The Dickinson Electronic Archives (DEA) is a website devoted to the study of Emily Dickinson, her writing practices, writings directly influencing her work, and critical and creative writings generated by her work. The DEA is produced by the Dickinson Editing Collective, with an executive editor, a general editor, two associate editors, a project manager, and a technical editor working collaboratively with one another and with numerous coeditors, staff, and users.

History 

The Dickinson Electronic Archives was begun in 1994 by Emily Dickinson scholar and University of Maryland, College Park professor Martha Nell Smith.  It was the first online digital repository of its kind and featured a limited number of Dickinson manuscripts and correspondences.

In 2000, the DEA received its first major overhaul.  This overhaul included the additions of more manuscripts and correspondences, as well as Titanic Operas – a section highlighting the responses of contemporary poets to Emily Dickinson – and a section of the DEA dedicated to helping teachers utilize digital resources in classroom instruction.

Current 
Although originally created to showcase the writings of and scholarship concerning American poet Emily Dickinson, the Dickinson Electronic Archives projects have since expanded to include as well the writings of Emily Dickinson's correspondents, many of whom were family members such as Susan Dickinson and nephew Edward (Ned) Dickinson.  The DEA has also grown to feature numerous images of Dickinson’s manuscripts – both poetic manuscripts and letters – as well as detailed scholastic analysis by executive editor Martha Nell Smith and other leading Dickinson scholars.

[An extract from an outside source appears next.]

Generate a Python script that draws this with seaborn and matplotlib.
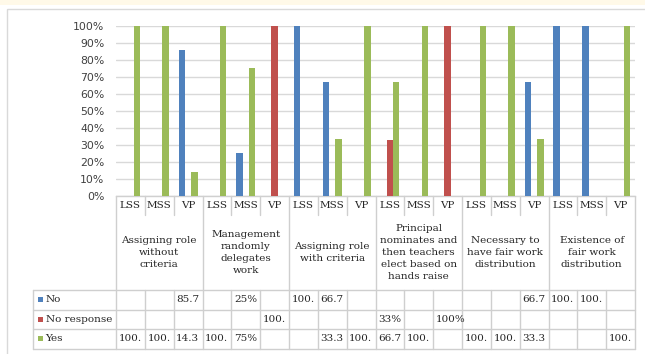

One of the primary missions of the Dickinson Electronic Archives is to enhance knowledge surrounding Emily Dickinson, one of the United States' most admired and popular poets and beloved nineteenth-century figures, through the contextual clues of her creative process as discovered in her manuscripts.  While casual biographies of Dickinson are likely to describe the poet as isolated, morbid, crazy, humorless, and a writer of "little poems," her written records suggest otherwise.  Dickinson’s manuscripts and correspondences, as showcased in the Dickinson Electronic Archives, show that Emily Dickinson sometimes collaborated with another writer, that she sometimes reveled in a bawdy sense of humor, and that letter writing became an artistic form for her, one she exploited for poetic experimentation.

Citations and References 
As a leader in Digital humanities and one of the first digital literature projects, the Dickinson Electronic Archives have been at the center of critical discussion for over ten years, appearing at the center of critical discussion in hundreds of scholarly articles, journals, and books.